Despite recent increases in US exports, new trade deficit figures underscored the nation's continuing manufacturing woes. The US trade gap surged 11.6 per cent to $558 billion (Dh2 trillion) in 2011, its highest level since 2008, the Commerce Department said Friday. Much of the deficit was driven by higher imports of foreign goods than exports of American products.

Helping manufacturers recover is also being talked up by Republican presidential contenders, who all blame Obama's policies for contributing to the decline.

Former Senator Rick Santorum wants to eliminate the US corporate tax completely for manufacturers, saying it would help put "men and women in this country who built this country back to work." Mitt Romney's get-tough rhetoric on China appears to be winning attention from workers and former workers in industries that have lost jobs to China. The former Massachusetts governor promises "to make America a more attractive place for manufacturers to invest." Former House Speaker Newt Gingrich says we "badly need to rebuild our manufacturing base," promoting job creation in the defence, energy and space industries.

This heavy attention on manufacturing may be misplaced, economists suggest.
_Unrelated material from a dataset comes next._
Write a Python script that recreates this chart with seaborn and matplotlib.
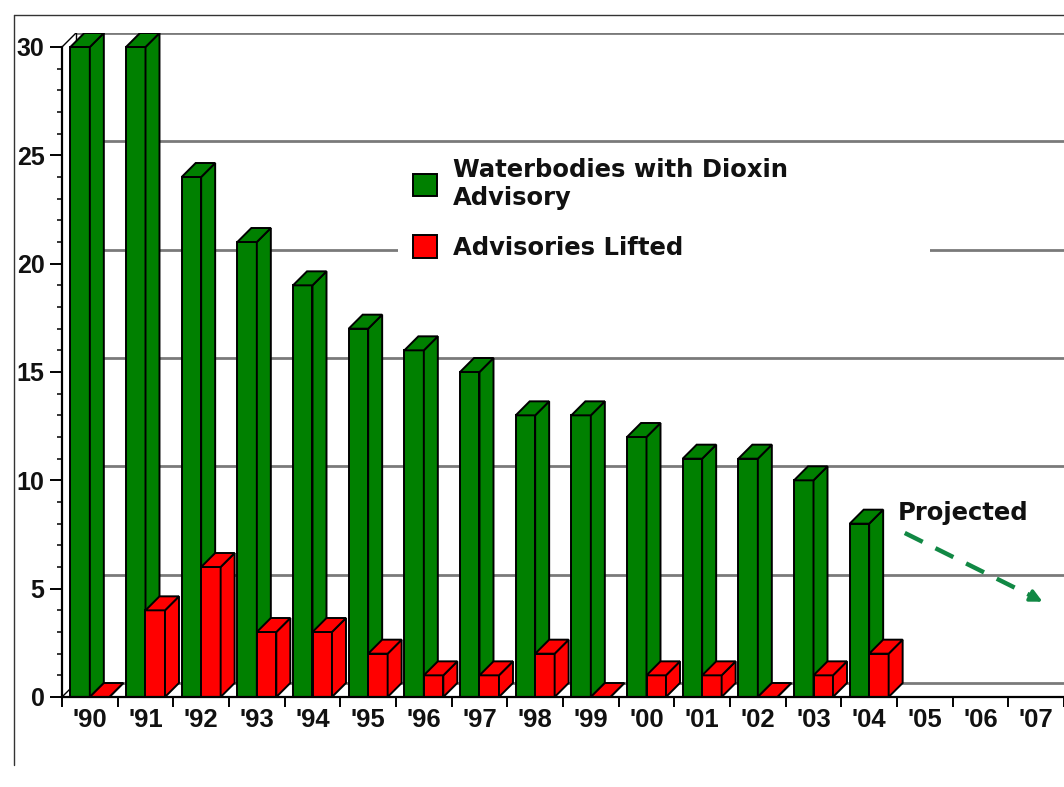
import numpy as np
import pandas as pd
import matplotlib
matplotlib.use("Agg")
import matplotlib.pyplot as plt
import seaborn as sns
from matplotlib.patches import Polygon, Rectangle, Patch
from matplotlib.lines import Line2D

# ---------------- data ----------------
years = ["'90", "'91", "'92", "'93", "'94", "'95", "'96", "'97", "'98",
         "'99", "'00", "'01", "'02", "'03", "'04", "'05", "'06", "'07"]
data_years = years[:15]
advisory = [30, 30, 24, 21, 19, 17, 16, 15, 13, 13, 12, 11, 11, 10, 8]
lifted = [0, 4, 6, 3, 3, 2, 1, 1, 2, 0, 1, 1, 0, 1, 2]
series_names = ["Waterbodies with Dioxin\nAdvisory", "Advisories Lifted"]
y_ticks = [0, 5, 10, 15, 20, 25, 30]

df = pd.DataFrame({
    "year": data_years * 2,
    "value": advisory + lifted,
    "series": [series_names[0]] * len(data_years) + [series_names[1]] * len(data_years),
})

# ---------------- style ----------------
GREEN = "#008000"
RED = "#ff0000"
GRID = "#7a7a7a"
W, H = 1064, 787
DX = 14 / 55.67   # depth offset in category units
DY = 14 / 21.67   # depth offset in value units
YMAX = 30
EDGE_LW = 1.4

sns.set_theme(style="white")
plt.rcParams["font.family"] = ["DejaVu Sans"]

fig = plt.figure(figsize=(W / 100, H / 100), dpi=100)
ax = fig.add_axes([62 / W, 1 - 697 / H, 1 - 62 / W, (697 - 33) / H])
ax.set_facecolor("white")

sns.barplot(data=df, x="year", y="value", hue="series", order=years,
            hue_order=series_names, palette=[GREEN, RED], saturation=1,
            width=0.7, gap=0, edgecolor="black", linewidth=EDGE_LW, ax=ax,
            legend=False)

ax.set_xlim(-0.5, len(years) - 0.5)
ax.set_ylim(0, YMAX + DY)

# back-wall gridlines and frame
for v in y_ticks:
    ax.plot([-0.5 + DX, len(years) - 0.5 + DX], [v + DY, v + DY],
            color=GRID, lw=2.0, zorder=1, solid_capstyle="butt")
ax.plot([-0.5, -0.5 + DX], [0, DY], color="black", lw=1, zorder=1)
ax.plot([-0.5, -0.5 + DX], [YMAX, YMAX + DY], color="black", lw=1, zorder=1)
ax.plot([-0.5 + DX, -0.5 + DX], [DY, YMAX + DY], color="black", lw=1, zorder=1)
ax.plot([len(years) - 0.5, len(years) - 0.5 + DX], [0, DY], color="black", lw=1, zorder=1)

# 3D faces for each bar
for p in list(ax.patches):
    x0, w, h = p.get_x(), p.get_width(), p.get_height()
    if not np.isfinite(h):
        continue
    fc = p.get_facecolor()
    idx = int(round(x0 + w / 2))
    is_red = (x0 + w / 2) > idx
    z = 3 + 2 * idx + (1 if is_red else 0)
    p.set_zorder(z)
    side = Polygon([(x0 + w, 0), (x0 + w + DX, DY), (x0 + w + DX, h + DY), (x0 + w, h)],
                   closed=True, facecolor=fc, edgecolor="black", lw=EDGE_LW, zorder=z)
    top = Polygon([(x0, h), (x0 + DX, h + DY), (x0 + w + DX, h + DY), (x0 + w, h)],
                  closed=True, facecolor=fc, edgecolor="black", lw=EDGE_LW, zorder=z)
    ax.add_patch(side)
    ax.add_patch(top)

# axes, ticks
for s in ["top", "right"]:
    ax.spines[s].set_visible(False)
ax.spines["left"].set_bounds(0, YMAX)
ax.spines["bottom"].set_bounds(-0.5, len(years) - 0.5)
for s in ["left", "bottom"]:
    ax.spines[s].set_color("black")
    ax.spines[s].set_linewidth(1.6)
    ax.spines[s].set_zorder(60)

ax.set_yticks(y_ticks)
ax.set_yticks(range(0, YMAX + 1), minor=True)
ax.set_xticks(range(len(years)))
ax.set_xticklabels(years)
ax.set_xticks(np.arange(-0.5, len(years)), minor=True)
ax.tick_params(axis="y", which="major", direction="out", length=8.5, width=1.4,
               color="black", pad=4, left=True)
ax.tick_params(axis="y", which="minor", direction="out", length=3.6, width=1.1,
               color="black", left=True)
ax.tick_params(axis="x", which="major", length=0, pad=8, bottom=True)
ax.tick_params(axis="x", which="minor", direction="out", length=7, width=1.4,
               color="black", bottom=True)
for lab in ax.get_yticklabels():
    lab.set_fontfamily("Liberation Sans")
    lab.set_fontweight("bold")
    lab.set_fontsize(18)
    lab.set_color("#111111")
for lab in ax.get_xticklabels():
    lab.set_fontfamily("Liberation Sans")
    lab.set_fontweight("bold")
    lab.set_fontsize(18.5)
    lab.set_color("#111111")
ax.set_xlabel("")
ax.set_ylabel("")
ax.grid(False)

# legend
ax.add_patch(Rectangle((398 / W, 1 - 264 / H), (930 - 398) / W, (264 - 146) / H,
                       transform=fig.transFigure, facecolor="white",
                       edgecolor="none", zorder=1.5))
handles = [Patch(facecolor=GREEN, edgecolor="black", lw=EDGE_LW),
           Patch(facecolor=RED, edgecolor="black", lw=EDGE_LW)]
leg = ax.legend(handles, series_names, loc="upper left",
                bbox_to_anchor=(413 / W, 1 - 158 / H), bbox_transform=fig.transFigure,
                frameon=False, borderpad=0, borderaxespad=0,
                prop=dict(family="DejaVu Sans", weight="bold", size=17.5),
                handlelength=1.0, handleheight=1.05, handletextpad=0.65,
                labelspacing=1.05)
leg.set_zorder(70)
for t in leg.get_texts():
    t.set_color("#111111")

# "Projected" annotation
ax.text(14.52, 8.15, "Projected", fontfamily="DejaVu Sans", fontweight="bold",
        fontsize=17.5, color="#111111", va="baseline", ha="left", zorder=70)
ARROW = "#118844"
ax.plot([14.64, 16.95], [7.57, 4.62], color=ARROW, lw=3.2, ls=(0, (4.5, 3.2)),
        zorder=70, solid_capstyle="butt")
ax.annotate("", xy=(17.16, 4.34), xytext=(16.85, 4.74),
            arrowprops=dict(arrowstyle="-|>", color=ARROW, lw=2.5,
                            mutation_scale=18), zorder=70)

# outer border
fig.add_artist(Line2D([14 / W, 1], [1 - 15 / H, 1 - 15 / H], transform=fig.transFigure,
                      color="#333333", lw=1))
fig.add_artist(Line2D([14 / W, 14 / W], [1 - 15 / H, 1 - 765 / H], transform=fig.transFigure,
                      color="#333333", lw=1))

fig.savefig("out.png", dpi=100, facecolor="white")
"The vast majority of jobs in the future are going to be created in the service sector, not the manufacturing sector," said Nigel Gault, chief US economist for the consulting firm IHS Global Insight. He said he thought it was "a bit misleading" to focus so much on manufacturing.

"I'm not sure why manufacturing rather than any other industry warrants tax incentives," Gault added.

Obama also has called for a minimum 30 per cent tax rate on annual incomes of more than $1 million. Business interests claim it could harm small and medium-sized manufacturers who file tax returns as individuals.

Plan's main aims

  • Prevent US companies from deducting moving expenses when they shift production overseas, while offering a 20 per cent moving-expense tax credit for businesses returning to the US.
  • Establish a new trade enforcement unit.
  • Modify a tax credit for domestic production to make it apply more narrowly to manufacturing.
  • Extend $5 billion (Dh18.3 billion) in new tax credits for clean-energy companies.
  • Reduce the nominal maximum 35 per cent corporate tax, most likely taking it down to the high 20s.